The goal of the project is to develop hardware that is more reliable. This is achieved by developing a theory of fault-tolerant hardware, i.e. understanding fundamental principles in dealing with both transient and permanent faults of any kind. The developed ideas are then implemented to measure how successful they are in practice.

A main focus of the project is the development of highly reliable, accurate, and efficient clock generation and distribution methods. Traditional designs cannot cope with permanent faults and have limits in scalability, which we address by devising fault-tolerant distributed clocking methods. If successful, this enables faster, better, and cheaper computers. As computers (and computing devices) are omnipresent, this has the potential of large economical benefits.

Within this reporting period, we have made major strides towards a better understanding of metastability-containing circuits. This enables us to devise high-frequency control loops with digital control, but without synchronizers. Avoiding synchronization delay bears the promise of better circuits for a number of problems. As an "unintended" result, this led to better circuits for adaptive voltage control in face of voltage droops. We have filed several patents and are working towards setting up a project that will produces prototype circuits demonstrating the power of our techniques, with the goal to attract industry partners and, ultimately, bring these technologies to market.

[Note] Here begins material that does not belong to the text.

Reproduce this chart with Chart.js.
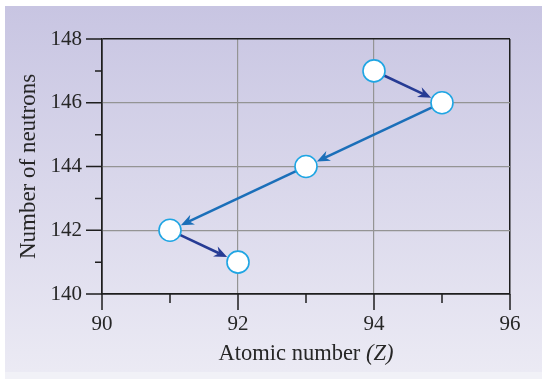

The above approach is based on worst-case modeling of metastability propagation. Despite some impossibility/hardness results, we were positively surprised by how far this can be taken. Apart from theoretical insights, we also learned that, intuitively, metastability of storage elements can usually (or almost always?) be effectively masked into late output transitions. This suggests that for the main objectives of the project, devising a "more universal" framework for metastability modeling is not crucial. Overall, we made significant progress with respect to the first objective.

As evidenced by the listed publications, there has been progress on Objective 2 as well; a number of algorithms and general constructions has been obtained, mostly, but not exclusively, in the context of metastability-containing computations.

Concerning Objective 3, no technological impact has been realized so far. Given the long road from theory to a product, this was to be expected in the first reporting period. I would have hoped for industry and practice-oriented researchers to be more willing to collaborate towards products. As this is not the case (yet), I'm planning to set up the aforementioned project with Milos Krstic in order to obtain tangible results that are easier to market.

Apart from the reduced focus on (a) more general model(s) for metastability, there is currently no change in goals or expected results of the project.